A native of Turkey, alumnus Baris Gokturk describes his experience at Parsons as “cosmopolitan and international. I not only met people from all over the world but also worked with them in my classes.” Gokturk explored a number of areas of design before deciding that fine arts was his true passion. He says, “The faculty was so supportive when I switched from Illustration to Integrated Design Curriculum and then to Fine Arts. By allowing me to try different fields, they helped me realize that what I really want to do is paint.”
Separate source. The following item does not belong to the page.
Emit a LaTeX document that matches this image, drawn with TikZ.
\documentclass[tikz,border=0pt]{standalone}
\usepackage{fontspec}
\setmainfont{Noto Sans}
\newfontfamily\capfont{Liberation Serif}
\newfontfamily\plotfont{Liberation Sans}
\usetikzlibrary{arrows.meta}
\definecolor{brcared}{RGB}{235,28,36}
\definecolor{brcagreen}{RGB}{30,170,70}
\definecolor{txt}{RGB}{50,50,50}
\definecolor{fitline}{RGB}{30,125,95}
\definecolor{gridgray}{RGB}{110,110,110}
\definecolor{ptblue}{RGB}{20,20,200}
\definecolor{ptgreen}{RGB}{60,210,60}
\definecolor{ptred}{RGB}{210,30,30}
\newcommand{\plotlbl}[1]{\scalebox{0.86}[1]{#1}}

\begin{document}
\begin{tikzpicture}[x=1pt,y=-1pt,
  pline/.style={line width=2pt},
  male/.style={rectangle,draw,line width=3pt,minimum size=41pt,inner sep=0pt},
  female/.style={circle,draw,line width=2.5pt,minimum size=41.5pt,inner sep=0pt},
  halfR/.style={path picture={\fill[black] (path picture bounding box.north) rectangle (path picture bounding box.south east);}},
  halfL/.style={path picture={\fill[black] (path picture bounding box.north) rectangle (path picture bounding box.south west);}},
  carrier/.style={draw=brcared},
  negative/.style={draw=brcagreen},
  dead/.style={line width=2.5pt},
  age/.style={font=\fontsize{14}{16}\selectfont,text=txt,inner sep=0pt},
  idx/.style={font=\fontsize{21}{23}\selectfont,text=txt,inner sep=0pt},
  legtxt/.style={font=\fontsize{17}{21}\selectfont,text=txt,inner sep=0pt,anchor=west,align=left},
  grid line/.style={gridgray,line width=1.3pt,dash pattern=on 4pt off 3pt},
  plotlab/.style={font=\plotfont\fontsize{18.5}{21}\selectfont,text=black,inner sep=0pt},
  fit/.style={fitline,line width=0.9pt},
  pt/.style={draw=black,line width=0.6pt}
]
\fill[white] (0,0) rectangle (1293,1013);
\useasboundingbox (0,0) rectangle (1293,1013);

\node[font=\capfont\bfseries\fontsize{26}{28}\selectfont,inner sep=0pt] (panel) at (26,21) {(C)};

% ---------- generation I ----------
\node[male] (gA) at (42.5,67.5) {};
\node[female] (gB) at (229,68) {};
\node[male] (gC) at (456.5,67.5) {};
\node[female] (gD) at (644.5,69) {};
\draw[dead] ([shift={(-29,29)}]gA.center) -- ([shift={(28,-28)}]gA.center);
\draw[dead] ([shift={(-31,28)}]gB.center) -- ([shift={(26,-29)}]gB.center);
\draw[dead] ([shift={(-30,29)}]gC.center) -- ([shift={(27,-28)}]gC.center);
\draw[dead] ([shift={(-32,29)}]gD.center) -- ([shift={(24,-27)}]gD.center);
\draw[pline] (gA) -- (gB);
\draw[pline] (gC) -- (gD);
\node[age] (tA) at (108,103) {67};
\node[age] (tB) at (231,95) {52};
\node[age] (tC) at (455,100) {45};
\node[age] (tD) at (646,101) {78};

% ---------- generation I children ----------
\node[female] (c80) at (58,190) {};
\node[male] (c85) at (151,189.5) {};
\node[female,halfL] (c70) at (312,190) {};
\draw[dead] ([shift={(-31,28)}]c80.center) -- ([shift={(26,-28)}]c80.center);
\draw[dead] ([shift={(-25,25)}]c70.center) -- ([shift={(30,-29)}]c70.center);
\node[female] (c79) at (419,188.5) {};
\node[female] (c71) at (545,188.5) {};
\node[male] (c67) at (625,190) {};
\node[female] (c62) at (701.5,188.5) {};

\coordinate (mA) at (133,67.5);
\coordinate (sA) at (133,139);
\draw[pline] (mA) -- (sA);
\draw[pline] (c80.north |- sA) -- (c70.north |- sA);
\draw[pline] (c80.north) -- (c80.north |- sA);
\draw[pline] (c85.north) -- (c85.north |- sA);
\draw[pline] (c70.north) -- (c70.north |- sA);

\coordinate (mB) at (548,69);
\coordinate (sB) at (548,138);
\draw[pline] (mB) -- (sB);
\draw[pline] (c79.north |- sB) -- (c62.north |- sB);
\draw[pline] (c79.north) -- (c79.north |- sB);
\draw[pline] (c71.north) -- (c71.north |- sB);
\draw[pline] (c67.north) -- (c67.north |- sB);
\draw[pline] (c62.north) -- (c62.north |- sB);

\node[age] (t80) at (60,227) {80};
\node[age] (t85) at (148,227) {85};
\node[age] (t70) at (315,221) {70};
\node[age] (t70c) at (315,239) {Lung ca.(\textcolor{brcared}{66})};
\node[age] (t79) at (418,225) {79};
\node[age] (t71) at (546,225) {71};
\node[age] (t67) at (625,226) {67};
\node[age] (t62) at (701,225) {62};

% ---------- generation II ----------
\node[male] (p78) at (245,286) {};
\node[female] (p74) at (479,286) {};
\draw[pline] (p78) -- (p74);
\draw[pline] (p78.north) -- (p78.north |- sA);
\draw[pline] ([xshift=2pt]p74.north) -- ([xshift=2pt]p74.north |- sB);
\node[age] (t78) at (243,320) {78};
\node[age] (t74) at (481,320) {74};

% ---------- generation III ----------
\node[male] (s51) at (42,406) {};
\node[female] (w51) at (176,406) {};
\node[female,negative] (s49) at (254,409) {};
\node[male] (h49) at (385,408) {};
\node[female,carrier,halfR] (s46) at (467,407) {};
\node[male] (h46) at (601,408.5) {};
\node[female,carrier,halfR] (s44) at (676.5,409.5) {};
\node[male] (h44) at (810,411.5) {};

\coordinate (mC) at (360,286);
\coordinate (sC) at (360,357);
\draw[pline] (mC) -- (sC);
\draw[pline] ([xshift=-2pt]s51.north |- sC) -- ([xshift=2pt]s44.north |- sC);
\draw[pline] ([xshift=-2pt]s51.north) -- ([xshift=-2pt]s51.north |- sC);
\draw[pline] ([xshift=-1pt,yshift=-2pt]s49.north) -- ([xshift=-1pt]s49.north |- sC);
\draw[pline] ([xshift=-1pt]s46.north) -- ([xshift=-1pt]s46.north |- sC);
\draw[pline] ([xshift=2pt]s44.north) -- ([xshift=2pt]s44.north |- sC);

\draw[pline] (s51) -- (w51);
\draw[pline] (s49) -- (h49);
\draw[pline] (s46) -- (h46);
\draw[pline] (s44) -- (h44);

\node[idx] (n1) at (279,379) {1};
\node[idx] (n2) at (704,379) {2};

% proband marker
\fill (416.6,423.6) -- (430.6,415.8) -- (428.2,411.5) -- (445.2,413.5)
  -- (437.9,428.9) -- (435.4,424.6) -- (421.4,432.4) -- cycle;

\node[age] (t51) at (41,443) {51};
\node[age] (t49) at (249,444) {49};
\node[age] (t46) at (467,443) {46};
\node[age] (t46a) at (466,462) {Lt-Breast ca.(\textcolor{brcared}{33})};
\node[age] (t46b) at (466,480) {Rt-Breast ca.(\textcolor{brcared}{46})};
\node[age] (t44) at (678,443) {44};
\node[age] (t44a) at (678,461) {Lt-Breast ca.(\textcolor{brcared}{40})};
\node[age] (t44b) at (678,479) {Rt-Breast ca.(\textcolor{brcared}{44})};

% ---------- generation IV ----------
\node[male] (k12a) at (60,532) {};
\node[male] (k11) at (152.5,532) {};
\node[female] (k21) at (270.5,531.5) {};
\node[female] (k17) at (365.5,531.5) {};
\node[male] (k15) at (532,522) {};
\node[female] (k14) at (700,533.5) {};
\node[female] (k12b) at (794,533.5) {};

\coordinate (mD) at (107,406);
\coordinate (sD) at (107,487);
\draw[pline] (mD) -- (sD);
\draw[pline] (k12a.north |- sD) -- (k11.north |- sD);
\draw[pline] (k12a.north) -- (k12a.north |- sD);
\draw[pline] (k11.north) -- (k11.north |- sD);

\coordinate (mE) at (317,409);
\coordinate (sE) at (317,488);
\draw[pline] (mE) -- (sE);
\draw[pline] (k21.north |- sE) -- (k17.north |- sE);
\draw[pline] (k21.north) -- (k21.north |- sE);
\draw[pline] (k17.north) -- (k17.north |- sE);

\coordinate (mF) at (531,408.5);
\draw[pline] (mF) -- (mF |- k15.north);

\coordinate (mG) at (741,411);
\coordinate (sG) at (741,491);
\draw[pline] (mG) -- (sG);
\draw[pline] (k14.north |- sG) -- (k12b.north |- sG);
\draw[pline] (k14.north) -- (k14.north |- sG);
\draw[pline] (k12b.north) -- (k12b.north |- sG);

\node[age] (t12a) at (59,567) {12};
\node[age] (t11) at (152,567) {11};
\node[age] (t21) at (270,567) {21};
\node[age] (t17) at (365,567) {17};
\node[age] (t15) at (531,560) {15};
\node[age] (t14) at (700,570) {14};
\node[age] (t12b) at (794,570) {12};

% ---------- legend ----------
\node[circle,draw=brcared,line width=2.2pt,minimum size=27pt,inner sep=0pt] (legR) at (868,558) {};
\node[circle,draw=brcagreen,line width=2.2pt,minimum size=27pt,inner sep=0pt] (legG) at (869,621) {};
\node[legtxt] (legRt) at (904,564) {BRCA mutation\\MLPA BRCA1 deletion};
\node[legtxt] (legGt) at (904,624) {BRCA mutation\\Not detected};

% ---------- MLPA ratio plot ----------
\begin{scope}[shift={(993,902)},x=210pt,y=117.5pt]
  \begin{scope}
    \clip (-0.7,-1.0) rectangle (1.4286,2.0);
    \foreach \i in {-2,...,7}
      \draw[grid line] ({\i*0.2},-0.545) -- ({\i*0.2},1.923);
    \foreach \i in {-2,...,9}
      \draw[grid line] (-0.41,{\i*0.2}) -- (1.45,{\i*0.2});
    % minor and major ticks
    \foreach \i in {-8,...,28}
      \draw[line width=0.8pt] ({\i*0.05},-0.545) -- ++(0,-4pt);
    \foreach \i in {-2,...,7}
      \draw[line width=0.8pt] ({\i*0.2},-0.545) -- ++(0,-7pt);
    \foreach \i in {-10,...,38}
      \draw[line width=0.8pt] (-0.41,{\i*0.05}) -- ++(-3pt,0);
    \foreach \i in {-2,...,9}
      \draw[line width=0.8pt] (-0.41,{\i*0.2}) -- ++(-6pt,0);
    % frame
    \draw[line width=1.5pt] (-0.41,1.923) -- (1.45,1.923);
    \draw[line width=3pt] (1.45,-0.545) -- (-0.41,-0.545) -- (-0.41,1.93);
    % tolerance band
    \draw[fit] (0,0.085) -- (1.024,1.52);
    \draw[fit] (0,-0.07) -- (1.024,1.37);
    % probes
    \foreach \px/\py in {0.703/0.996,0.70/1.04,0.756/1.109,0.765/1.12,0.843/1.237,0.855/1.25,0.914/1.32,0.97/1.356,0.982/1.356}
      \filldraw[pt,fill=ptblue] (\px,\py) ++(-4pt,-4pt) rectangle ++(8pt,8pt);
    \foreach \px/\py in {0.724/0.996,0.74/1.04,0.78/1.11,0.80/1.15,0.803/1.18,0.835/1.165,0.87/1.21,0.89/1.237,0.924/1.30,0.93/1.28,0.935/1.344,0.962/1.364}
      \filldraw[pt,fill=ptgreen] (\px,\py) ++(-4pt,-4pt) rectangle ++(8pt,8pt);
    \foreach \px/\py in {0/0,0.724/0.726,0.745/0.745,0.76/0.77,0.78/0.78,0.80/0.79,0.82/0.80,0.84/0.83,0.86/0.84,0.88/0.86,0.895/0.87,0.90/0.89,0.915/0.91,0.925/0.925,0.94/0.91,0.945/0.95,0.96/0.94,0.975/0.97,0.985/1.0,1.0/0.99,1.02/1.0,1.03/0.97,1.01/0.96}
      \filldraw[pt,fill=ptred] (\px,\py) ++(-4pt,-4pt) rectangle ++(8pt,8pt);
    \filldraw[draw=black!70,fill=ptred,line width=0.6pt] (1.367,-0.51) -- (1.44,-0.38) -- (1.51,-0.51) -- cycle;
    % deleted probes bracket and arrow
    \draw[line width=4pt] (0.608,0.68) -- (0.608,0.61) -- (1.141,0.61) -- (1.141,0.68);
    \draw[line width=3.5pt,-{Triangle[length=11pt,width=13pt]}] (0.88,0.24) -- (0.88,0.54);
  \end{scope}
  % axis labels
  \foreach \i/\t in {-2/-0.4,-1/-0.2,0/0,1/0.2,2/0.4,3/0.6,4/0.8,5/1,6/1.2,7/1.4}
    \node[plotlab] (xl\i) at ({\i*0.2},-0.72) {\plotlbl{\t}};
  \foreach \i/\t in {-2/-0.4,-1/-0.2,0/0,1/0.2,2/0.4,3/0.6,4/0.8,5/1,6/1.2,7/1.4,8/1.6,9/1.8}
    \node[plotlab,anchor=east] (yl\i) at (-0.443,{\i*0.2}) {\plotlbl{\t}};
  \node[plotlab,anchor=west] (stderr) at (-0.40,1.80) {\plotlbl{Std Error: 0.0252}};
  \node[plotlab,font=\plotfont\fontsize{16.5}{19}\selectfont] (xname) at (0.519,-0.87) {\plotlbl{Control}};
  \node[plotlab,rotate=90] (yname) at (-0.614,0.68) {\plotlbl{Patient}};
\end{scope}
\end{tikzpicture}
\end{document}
Today, painting is a major part of what Gokturk does. For his junior-year internship, a standard part of the Fine Arts program, Gokturk worked first with sculptor Jeanne Silverthorne and then with painter Fabian Marcaccio, with whom he is working today. Gokturk is also earning his MFA in Painting and shows work in galleries in New York and Turkey. “I am working on a series of paintings about the intangibility of information versus knowledge. In my paintings, I work with sets of words whose meaning is becoming more and more ambiguous because of overuse and deliberate political misuse.” Gokturk uses images, found mainly through Google, to create collages representing “reconsidered meanings” of the words. “I aim for a chewed-up, worn-off pictorial zone” in which “the meaning [is] stripped off the word, the image [is] stripped of meaning, painting [is] stripped of painting, and so on. This way, every aspect of the work becomes paradoxical yet its raison d’être becomes meaningful.”
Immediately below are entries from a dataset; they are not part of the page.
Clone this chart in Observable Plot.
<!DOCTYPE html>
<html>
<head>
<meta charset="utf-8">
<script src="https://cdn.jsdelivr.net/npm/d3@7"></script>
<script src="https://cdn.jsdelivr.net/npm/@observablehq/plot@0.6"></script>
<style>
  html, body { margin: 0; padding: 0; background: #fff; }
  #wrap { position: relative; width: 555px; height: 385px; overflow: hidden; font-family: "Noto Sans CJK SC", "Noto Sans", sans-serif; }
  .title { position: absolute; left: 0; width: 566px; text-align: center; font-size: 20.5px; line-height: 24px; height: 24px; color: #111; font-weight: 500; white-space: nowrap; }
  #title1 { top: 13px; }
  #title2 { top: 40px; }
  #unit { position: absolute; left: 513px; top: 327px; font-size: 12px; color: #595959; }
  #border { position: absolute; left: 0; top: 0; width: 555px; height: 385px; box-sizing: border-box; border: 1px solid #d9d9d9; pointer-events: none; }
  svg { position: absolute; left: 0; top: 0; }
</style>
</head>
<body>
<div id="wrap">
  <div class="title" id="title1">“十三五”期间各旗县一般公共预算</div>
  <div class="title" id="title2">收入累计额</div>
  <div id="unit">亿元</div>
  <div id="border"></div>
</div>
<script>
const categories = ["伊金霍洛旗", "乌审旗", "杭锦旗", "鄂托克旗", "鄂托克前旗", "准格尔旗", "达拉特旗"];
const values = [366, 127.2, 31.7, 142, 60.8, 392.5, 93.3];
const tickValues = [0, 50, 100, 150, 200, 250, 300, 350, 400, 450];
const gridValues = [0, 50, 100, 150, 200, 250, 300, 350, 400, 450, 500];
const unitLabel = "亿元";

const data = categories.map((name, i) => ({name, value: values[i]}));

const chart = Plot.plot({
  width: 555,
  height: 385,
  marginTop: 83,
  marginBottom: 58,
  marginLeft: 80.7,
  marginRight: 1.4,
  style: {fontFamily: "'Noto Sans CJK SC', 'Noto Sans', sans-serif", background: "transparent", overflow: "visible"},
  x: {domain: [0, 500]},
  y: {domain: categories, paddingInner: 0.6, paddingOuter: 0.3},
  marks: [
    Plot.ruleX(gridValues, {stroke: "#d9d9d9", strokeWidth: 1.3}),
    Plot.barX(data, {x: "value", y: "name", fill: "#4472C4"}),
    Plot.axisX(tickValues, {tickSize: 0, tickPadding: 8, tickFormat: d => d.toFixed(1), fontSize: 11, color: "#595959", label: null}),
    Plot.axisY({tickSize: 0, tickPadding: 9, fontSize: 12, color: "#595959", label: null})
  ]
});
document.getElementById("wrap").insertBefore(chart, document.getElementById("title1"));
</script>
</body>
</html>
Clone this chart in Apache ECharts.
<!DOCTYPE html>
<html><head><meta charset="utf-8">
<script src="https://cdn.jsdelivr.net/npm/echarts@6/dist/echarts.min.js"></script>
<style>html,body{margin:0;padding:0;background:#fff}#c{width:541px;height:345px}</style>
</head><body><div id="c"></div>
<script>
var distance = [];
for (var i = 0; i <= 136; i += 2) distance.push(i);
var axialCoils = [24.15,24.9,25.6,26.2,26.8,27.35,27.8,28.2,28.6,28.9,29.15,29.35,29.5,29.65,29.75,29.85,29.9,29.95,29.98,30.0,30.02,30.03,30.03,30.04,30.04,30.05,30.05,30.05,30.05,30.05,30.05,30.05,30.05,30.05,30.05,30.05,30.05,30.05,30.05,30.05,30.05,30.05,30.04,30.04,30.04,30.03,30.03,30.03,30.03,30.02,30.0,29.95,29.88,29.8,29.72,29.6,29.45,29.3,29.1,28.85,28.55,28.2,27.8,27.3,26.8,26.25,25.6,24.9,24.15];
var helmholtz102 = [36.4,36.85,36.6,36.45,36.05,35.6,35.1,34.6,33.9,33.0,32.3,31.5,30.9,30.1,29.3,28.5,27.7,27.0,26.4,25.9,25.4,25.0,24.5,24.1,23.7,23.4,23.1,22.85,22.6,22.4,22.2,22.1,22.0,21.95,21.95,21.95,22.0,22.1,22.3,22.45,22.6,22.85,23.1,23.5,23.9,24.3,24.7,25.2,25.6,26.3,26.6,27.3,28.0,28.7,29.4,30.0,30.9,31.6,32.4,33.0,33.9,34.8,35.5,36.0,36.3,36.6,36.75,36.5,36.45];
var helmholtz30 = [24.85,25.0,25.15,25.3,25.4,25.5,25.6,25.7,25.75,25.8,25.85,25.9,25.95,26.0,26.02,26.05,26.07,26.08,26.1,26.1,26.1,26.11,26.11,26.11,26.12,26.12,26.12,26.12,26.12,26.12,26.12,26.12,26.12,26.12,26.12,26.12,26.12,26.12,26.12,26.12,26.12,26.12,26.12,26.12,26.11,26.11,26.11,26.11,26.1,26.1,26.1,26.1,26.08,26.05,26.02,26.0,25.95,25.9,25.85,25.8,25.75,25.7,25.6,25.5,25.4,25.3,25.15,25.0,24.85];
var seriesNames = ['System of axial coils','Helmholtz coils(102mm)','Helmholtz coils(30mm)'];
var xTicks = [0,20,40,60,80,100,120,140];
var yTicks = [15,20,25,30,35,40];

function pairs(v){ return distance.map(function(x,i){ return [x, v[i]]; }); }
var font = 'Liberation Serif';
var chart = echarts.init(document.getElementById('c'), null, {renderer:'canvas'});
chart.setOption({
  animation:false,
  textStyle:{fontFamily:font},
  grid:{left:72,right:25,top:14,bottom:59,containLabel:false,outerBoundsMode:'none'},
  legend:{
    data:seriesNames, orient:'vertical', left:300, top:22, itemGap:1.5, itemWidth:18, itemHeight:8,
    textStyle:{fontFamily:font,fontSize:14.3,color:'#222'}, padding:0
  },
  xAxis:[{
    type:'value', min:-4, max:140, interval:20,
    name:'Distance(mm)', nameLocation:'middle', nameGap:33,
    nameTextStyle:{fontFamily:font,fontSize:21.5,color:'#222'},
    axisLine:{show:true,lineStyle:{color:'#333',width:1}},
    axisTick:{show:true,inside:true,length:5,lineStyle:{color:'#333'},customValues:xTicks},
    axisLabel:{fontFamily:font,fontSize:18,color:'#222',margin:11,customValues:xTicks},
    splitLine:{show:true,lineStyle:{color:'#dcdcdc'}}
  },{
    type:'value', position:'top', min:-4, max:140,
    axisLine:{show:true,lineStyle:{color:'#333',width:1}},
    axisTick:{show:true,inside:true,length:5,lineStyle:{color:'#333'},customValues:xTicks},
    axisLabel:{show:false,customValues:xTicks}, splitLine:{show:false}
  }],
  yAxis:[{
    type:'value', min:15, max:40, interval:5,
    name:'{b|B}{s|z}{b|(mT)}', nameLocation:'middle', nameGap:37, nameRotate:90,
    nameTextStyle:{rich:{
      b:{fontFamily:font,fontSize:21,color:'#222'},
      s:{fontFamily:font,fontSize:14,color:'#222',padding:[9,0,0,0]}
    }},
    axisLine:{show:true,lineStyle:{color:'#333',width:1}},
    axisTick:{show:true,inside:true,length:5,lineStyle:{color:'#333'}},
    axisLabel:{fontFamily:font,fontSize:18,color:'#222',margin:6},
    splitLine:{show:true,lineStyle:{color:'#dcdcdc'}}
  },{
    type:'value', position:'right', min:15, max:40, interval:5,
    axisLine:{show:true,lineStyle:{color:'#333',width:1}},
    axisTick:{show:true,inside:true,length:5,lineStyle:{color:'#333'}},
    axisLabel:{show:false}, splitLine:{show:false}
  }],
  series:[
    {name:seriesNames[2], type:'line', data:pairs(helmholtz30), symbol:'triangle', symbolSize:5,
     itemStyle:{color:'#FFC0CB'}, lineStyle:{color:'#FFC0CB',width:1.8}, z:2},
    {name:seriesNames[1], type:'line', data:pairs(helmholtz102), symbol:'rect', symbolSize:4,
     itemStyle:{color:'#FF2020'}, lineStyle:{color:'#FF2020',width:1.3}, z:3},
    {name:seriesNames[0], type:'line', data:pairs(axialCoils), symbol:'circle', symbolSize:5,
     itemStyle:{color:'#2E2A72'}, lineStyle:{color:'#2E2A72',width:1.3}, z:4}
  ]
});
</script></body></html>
Gokturk also uses art for instruction at institutions like the Guggenheim Museum and Johns Hopkins School of Medicine New York Education Project. Since 2006, he has served as New York editor for
rh + sanart
magazine, an Istanbul-based bilingual international art publication. Both of these engagements offer Gokturk opportunities to further refine his explorations of image, meaning, and form—a critical part of his learning and a foundation of a Parsons fine arts education.